Simon Property Group reports improved quarterly results

July 30, 2010

Simon Property Group Inc., the largest U.S. shopping-mall owner, said Friday morning that second-quarter earnings rose as national retail sales improved.

The Indianapolis-based real estate giant earned $152.5 million, or 52 cents per share, in the quarter ended June 30, compared to a loss of $20.8 million, or 8 cents per share, in the same period of 2009. The 2009 results included an impairment charge of $140.5 million, or 43 cents per share.

Funds from operations climbed to $487.7 million, or $1.38 a share, from $313.1 million, or 96 cents, a year earlier, the company said. The year-ago figure included a non-cash impairment expense of 42 cents a share. The company also affirmed its adjusted FFO forecast for the year of $5.77 to $5.87 a share.

Mall owners like Simon Property are starting to benefit from a pickup in consumer spending.
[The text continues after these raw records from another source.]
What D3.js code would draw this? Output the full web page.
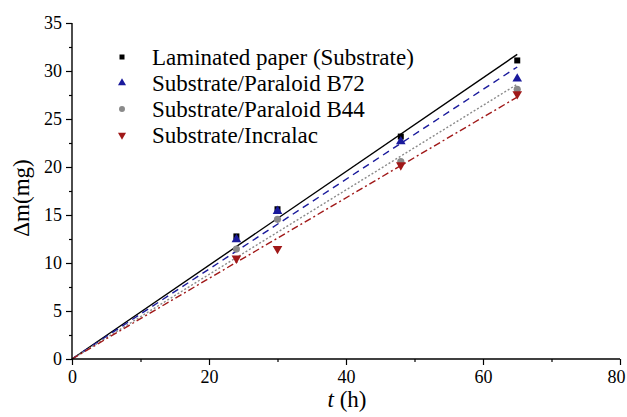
<!DOCTYPE html>
<html>
<head>
<meta charset="utf-8">
<script src="https://cdn.jsdelivr.net/npm/d3@7"></script>
<style>
  body { margin: 0; background: #fff; }
</style>
</head>
<body>
<svg id="chart" width="627" height="417"></svg>
<script>
// Measurement times (h)
const times = [24, 30, 48, 65];

// Mass gain (mg)
const substrate = [12.77, 15.6, 23.17, 31.1];
const paraloidB72 = [12.46, 15.4, 22.65, 29.2];
const paraloidB44 = [11.45, 14.55, 20.56, 28.1];
const incralac = [10.48, 11.48, 20.2, 27.6];

const seriesNames = [
    'Laminated paper (Substrate)',
    'Substrate/Paraloid B72',
    'Substrate/Paraloid B44',
    'Substrate/Incralac'
];

const xTicks = [0, 20, 40, 60, 80];
const yTicks = [0, 5, 10, 15, 20, 25, 30, 35];

const FONT = '"Liberation Serif"';

const series = [
    { name: seriesNames[0], values: substrate, color: '#000000', dash: null, symbol: d3.symbolSquare, rot: 0 },
    { name: seriesNames[1], values: paraloidB72, color: '#1a1a9c', dash: '7,5', symbol: d3.symbolTriangle, rot: 0 },
    { name: seriesNames[2], values: paraloidB44, color: '#8a8a8a', dash: '2,2', symbol: d3.symbolCircle, rot: 0 },
    { name: seriesNames[3], values: incralac, color: '#a01818', dash: '7,3,2,3', symbol: d3.symbolTriangle, rot: 180 }
];

const svg = d3.select('#chart');
const margin = { left: 72, right: 7, top: 23, bottom: 58 };
const width = 627 - margin.left - margin.right;
const height = 417 - margin.top - margin.bottom;

const x = d3.scaleLinear().domain([0, 80]).range([margin.left, margin.left + width]);
const y = d3.scaleLinear().domain([0, 35]).range([margin.top + height, margin.top]);

// Least squares fit through the origin
function slopeOf(values) {
    const sxy = d3.sum(values, (v, i) => v * times[i]);
    const sxx = d3.sum(times, t => t * t);
    return sxy / sxx;
}

// Fit lines
series.forEach(s => {
    const k = slopeOf(s.values);
    const pts = [0, times[times.length - 1]].map(t => [t, k * t]);
    svg.append('path')
        .attr('d', d3.line().x(d => x(d[0])).y(d => y(d[1]))(pts))
        .attr('fill', 'none')
        .attr('stroke', s.color)
        .attr('stroke-width', 1.4)
        .attr('stroke-dasharray', s.dash);
});

// Data points
series.forEach(s => {
    svg.append('g')
        .selectAll('path')
        .data(s.values)
        .enter().append('path')
        .attr('d', d3.symbol().type(s.symbol).size(s.symbol === d3.symbolSquare ? 36 : 40))
        .attr('transform', (d, i) => `translate(${x(times[i])},${y(d)}) rotate(${s.rot})`)
        .attr('fill', s.color);
});

// Axes
const xAxis = svg.append('g')
    .attr('transform', `translate(0,${y(0)})`)
    .call(d3.axisBottom(x).tickValues(xTicks).tickSize(6).tickPadding(5).tickFormat(d3.format('d')));
xAxis.selectAll('.tick').filter(d => d === 80).select('text').attr('dx', -4);
svg.append('g')
    .attr('transform', `translate(0,${y(0)})`)
    .call(d3.axisBottom(x).tickValues([10, 30, 50, 70]).tickSize(3).tickFormat(''))
    .select('.domain').remove();

const yAxis = svg.append('g')
    .attr('transform', `translate(${x(0)},0)`)
    .call(d3.axisLeft(y).tickValues(yTicks).tickSize(6).tickPadding(4).tickFormat(d3.format('d')));
svg.append('g')
    .attr('transform', `translate(${x(0)},0)`)
    .call(d3.axisLeft(y).tickValues(d3.range(2.5, 35, 5)).tickSize(3).tickFormat(''))
    .select('.domain').remove();

svg.selectAll('.domain').attr('stroke-width', 1.4);
svg.selectAll('.tick line').attr('stroke-width', 1.2);
svg.selectAll('.tick text')
    .style('font-family', FONT)
    .attr('font-size', 18)
    .attr('fill', '#000');

// Plain domain lines without end ticks
xAxis.select('.domain').attr('d', `M${x(0)},0H${x(80)}`);
yAxis.select('.domain').attr('d', `M0,${y(0)}V${y(35)}`);

// Axis titles
svg.append('text')
    .attr('transform', `translate(29,${(y(0) + y(35)) / 2 + 7}) rotate(-90)`)
    .attr('text-anchor', 'middle')
    .style('font-family', FONT)
    .attr('font-size', 23)
    .text('\u0394m(mg)');

const xTitle = svg.append('text')
    .attr('x', 347)
    .attr('y', 407)
    .attr('text-anchor', 'middle')
    .style('font-family', FONT)
    .attr('font-size', 23);
xTitle.append('tspan').attr('font-style', 'italic').text('t');
xTitle.append('tspan').text(' (h)');

// Legend
const legend = svg.append('g').attr('transform', 'translate(122,57)');
series.forEach((s, i) => {
    const row = legend.append('g').attr('transform', `translate(0,${i * 26})`);
    row.append('path')
        .attr('d', d3.symbol().type(s.symbol).size(s.symbol === d3.symbolSquare ? 25 : 28))
        .attr('transform', `rotate(${s.rot})`)
        .attr('fill', s.color);
    row.append('text')
        .attr('x', 30)
        .attr('y', 8)
        .style('font-family', FONT)
        .attr('font-size', 23)
        .text(s.name);
});
</script>
</body>
</html>
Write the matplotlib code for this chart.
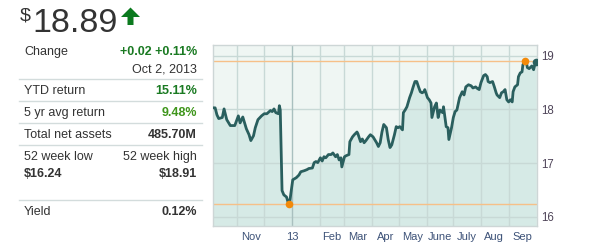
import numpy as np
import matplotlib
matplotlib.use("Agg")
import matplotlib.pyplot as plt
import matplotlib.dates as mdates
from matplotlib.patches import Polygon

plt.rcParams['font.family'] = ['Liberation Sans', 'DejaVu Sans']

# price history, days counted from 2012-10-02
base_date = np.datetime64('2012-10-02')
days = [3, 5, 7, 9, 13, 15, 18, 22, 27, 31, 33, 36, 40, 43, 45, 48, 50, 53, 57, 60,
        63, 67, 69, 71, 73, 76, 77, 78, 80, 82, 85, 87, 88, 89, 90, 92, 96, 99, 101, 105,
        108, 110, 114, 116, 118, 120, 123, 125, 127, 129, 132, 135, 137, 140, 142, 144, 146, 147, 150, 152,
        155, 156, 159, 161, 164, 165, 168, 170, 172, 174, 177, 179, 182, 186, 188, 190, 192, 194, 197, 199,
        201, 203, 206, 208, 210, 212, 215, 216, 218, 220, 223, 225, 227, 229, 231, 233, 235, 237, 239, 240,
        243, 245, 247, 248, 251, 253, 255, 257, 260, 261, 264, 266, 267, 270, 272, 274, 276, 279, 282, 284,
        286, 289, 292, 294, 297, 299, 301, 303, 306, 308, 310, 311, 313, 316, 318, 320, 321, 324, 326, 328,
        330, 332, 334, 336, 338, 339, 341, 344, 345, 347, 349, 350, 352, 354, 355, 357, 360, 362, 363, 365]
prices = [18.03, 18.03, 17.90, 17.83, 17.85, 18.01, 17.81, 17.70, 17.70, 17.88, 17.75, 17.86, 17.64, 17.53, 17.42, 17.51, 17.66, 17.81, 17.88, 17.92,
          17.92, 17.98, 17.96, 18.01, 17.94, 17.92, 18.07, 17.99, 16.49, 16.41, 16.37, 16.26, 16.24, 16.32, 16.45, 16.69, 16.73, 16.78, 16.84, 16.86,
          16.88, 16.90, 16.91, 17.01, 17.03, 17.01, 17.10, 17.04, 17.12, 17.10, 17.16, 17.16, 17.19, 17.12, 17.16, 17.06, 17.10, 16.93, 17.12, 17.14,
          17.16, 17.40, 17.49, 17.53, 17.58, 17.55, 17.40, 17.45, 17.38, 17.42, 17.49, 17.53, 17.49, 17.38, 17.31, 17.38, 17.58, 17.72, 17.66, 17.44,
          17.29, 17.34, 17.53, 17.68, 17.66, 17.68, 17.62, 17.94, 17.99, 18.05, 18.22, 18.31, 18.42, 18.52, 18.52, 18.42, 18.33, 18.31, 18.33, 18.37,
          18.22, 18.18, 18.12, 17.85, 18.05, 18.12, 17.85, 17.99, 17.94, 18.05, 17.68, 17.66, 17.44, 17.66, 17.85, 17.96, 17.99, 18.22, 18.33, 18.27,
          18.42, 18.46, 18.44, 18.40, 18.42, 18.39, 18.37, 18.50, 18.63, 18.65, 18.61, 18.52, 18.50, 18.52, 18.42, 18.31, 18.27, 18.22, 18.31, 18.33,
          18.37, 18.18, 18.14, 18.18, 18.14, 18.33, 18.42, 18.46, 18.61, 18.68, 18.70, 18.83, 18.91, 18.87, 18.78, 18.76, 18.81, 18.74, 18.81, 18.89]

week52_low = 16.24
week52_high = 18.91

month_starts = ['2012-11-01', '2012-12-01', '2013-01-01', '2013-02-01', '2013-03-01', '2013-04-01',
                '2013-05-01', '2013-06-01', '2013-07-01', '2013-08-01', '2013-09-01']
label_dates = ['2012-11-16', '2013-01-01', '2013-02-15', '2013-03-16', '2013-04-16',
               '2013-05-16', '2013-06-16', '2013-07-16', '2013-08-16', '2013-09-16']
label_texts = ['Nov', '13', 'Feb', 'Mar', 'Apr', 'May', 'June', 'July', 'Aug', 'Sep']
y_ticks = [16, 17, 18, 19]

rows_left = ['Change', 'YTD return', '5 yr avg return', 'Total net assets', '52 week low', 'Yield']
rows_right = ['+0.02 +0.11%', '15.11%', '9.48%', '485.70M', '52 week high', '0.12%']

W, H = 603, 250
fig = plt.figure(figsize=(W / 100, H / 100), dpi=100)
fig.patch.set_facecolor('white')


def fx(x):
    return x / W


def fy(y):
    return 1 - y / H


dark = '#333333'
green = '#1a7a22'

# big price
fig.text(fx(20), fy(21), '$', fontsize=14, color=dark, va='baseline', ha='left')
fig.text(fx(32), fy(32), '18.89', fontsize=24.5, color=dark, va='baseline', ha='left')
arrow = Polygon([(fx(121), fy(17)), (fx(130.5), fy(7.5)), (fx(140), fy(17)), (fx(133.5), fy(17)),
                 (fx(133.5), fy(25)), (fx(127.5), fy(25)), (fx(127.5), fy(17))],
                closed=True, transform=fig.transFigure, facecolor='#0b7a1e', edgecolor='none')
fig.patches.append(arrow)

fs = 9
lx, rx = 24, 197
fig.text(fx(lx), fy(52), rows_left[0], fontsize=fs, color=dark, va='center')
fig.text(fx(rx), fy(52), rows_right[0], fontsize=fs, color=green, va='center', ha='right', fontweight='bold')
fig.text(fx(rx), fy(69), 'Oct 2, 2013', fontsize=fs, color=dark, va='center', ha='right')
fig.text(fx(lx), fy(91), rows_left[1], fontsize=fs, color=dark, va='center')
fig.text(fx(rx), fy(91), rows_right[1], fontsize=fs, color=green, va='center', ha='right', fontweight='bold')
fig.text(fx(lx), fy(113), rows_left[2], fontsize=fs, color=dark, va='center')
fig.text(fx(rx), fy(113), rows_right[2], fontsize=fs, color='#3f961c', va='center', ha='right', fontweight='bold')
fig.text(fx(lx), fy(135), rows_left[3], fontsize=fs, color=dark, va='center')
fig.text(fx(rx), fy(135), rows_right[3], fontsize=fs, color=dark, va='center', ha='right', fontweight='bold')
fig.text(fx(lx), fy(157), rows_left[4], fontsize=fs, color=dark, va='center')
fig.text(fx(rx), fy(157), rows_right[4], fontsize=fs, color=dark, va='center', ha='right')
fig.text(fx(lx), fy(174), '$%.2f' % week52_low, fontsize=fs, color=dark, va='center', fontweight='bold')
fig.text(fx(rx), fy(174), '$%.2f' % week52_high, fontsize=fs, color=dark, va='center', ha='right', fontweight='bold')
fig.text(fx(lx), fy(212), rows_left[5], fontsize=fs, color=dark, va='center')
fig.text(fx(rx), fy(212), rows_right[5], fontsize=fs, color=dark, va='center', ha='right', fontweight='bold')

for sy in [79, 101, 123, 145, 200]:
    fig.add_artist(plt.Line2D([fx(19), fx(202)], [fy(sy), fy(sy)], transform=fig.transFigure,
                              color='#d3dcdc', lw=1))

# chart
ax = fig.add_axes([fx(213), fy(226), (537 - 213) / W, (226 - 45) / H])
ax.set_facecolor('#eff6f3')

dates = base_date + np.array(days).astype('timedelta64[D]')
x = mdates.date2num(dates.astype('datetime64[s]').astype(object))
x0 = mdates.date2num(base_date.astype('datetime64[s]').astype(object))
ymin, ymax = 15.83, 19.2

ax.fill_between(x, prices, ymin, color='#d6eae6', lw=0, zorder=1)

grid_c = '#c8d9d6'
for yv in y_ticks:
    ax.axhline(yv, color=grid_c, lw=1, zorder=1.5)
for m in month_starts:
    mx = mdates.date2num(np.datetime64(m, 's').astype(object))
    c = '#a9c0bf' if m.endswith('01-01') else grid_c
    ax.axvline(mx, color=c, lw=1, zorder=1.5)

ax.axhline(week52_high, color='#f6c088', lw=1, zorder=2)
ax.axhline(week52_low, color='#f6c088', lw=1, zorder=2)

ax.plot(x, prices, color='#2a5f5e', lw=2.0, zorder=3, solid_joinstyle='round')
i_lo = int(np.argmin(prices))
i_hi = int(np.argmax(prices))
ax.plot(x[i_lo], prices[i_lo], 'o', color='#f28a0a', ms=5.5, zorder=4, mec='none')
ax.plot(x[i_hi], prices[i_hi], 'o', color='#f28a0a', ms=5.5, zorder=4, mec='none')
ax.plot(x[-1], prices[-1], 'o', color='#2a5f5e', ms=5.5, zorder=4, mec='none')

ax.set_xlim(x0 + 2.6, x0 + 365.8)
ax.set_ylim(ymin, ymax)

lx_num = [mdates.date2num(np.datetime64(d, 's').astype(object)) for d in label_dates]
ax.set_xticks(lx_num)
ax.set_xticklabels(label_texts)
ax.yaxis.tick_right()
ax.set_yticks(y_ticks)
ax.set_yticklabels([str(v) for v in y_ticks])
ax.tick_params(axis='x', length=0, pad=4, labelsize=8, labelcolor='#3d5278')
ax.tick_params(axis='y', length=0, pad=3, labelsize=8.3, labelcolor='#4f4559')

for s in ax.spines.values():
    s.set_color('#cdd6d6')
    s.set_linewidth(1)

fig.savefig('out.png', dpi=100)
June retail sales excluding automobiles, gas stations and restaurants gained 3.3 percent from a year earlier, according to the National Retail Federation, a Washington, D.C.-based trade group.

Simon was expected to have funds from operations of $1.34 a share, the average estimate of 19 analysts in a Bloomberg survey.

The charge in the second quarter of 2009, totaling $140.5 million, related to the decline in value of an investment in Liberty International Plc.

FFO is a cash-flow measure used by real estate investment trusts. It excludes depreciation and other items and doesn’t conform to generally accepted accounting principles.

Simon had $2.6 billion of cash on hand at June 30.

The company, which has stakes in almost 400 properties in North America, Europe and Asia, released results before the start of regular U.S. trading. The shares fell $1.20, or 1.4 percent, to $87.93 Thursday in New York Stock Exchange composite trading.

Simon dropped a bid this year to buy or invest in its largest competitor, Chicago-based General Growth Properties Inc., which filed for Chapter 11 bankruptcy protection in 2009.

"Our positive momentum from the first quarter continued," said Simon CEO David Simon in a prepared statement. “The improvement in business conditions extended into the second quarter as demonstrated by higher occupancy and sales. Sales for our malls and Premium Outlets during the second quarter of 2010 were 4.9 percent higher than in the second quarter of 2009, and occupancy grew 90 basis points from March 31, 2010.”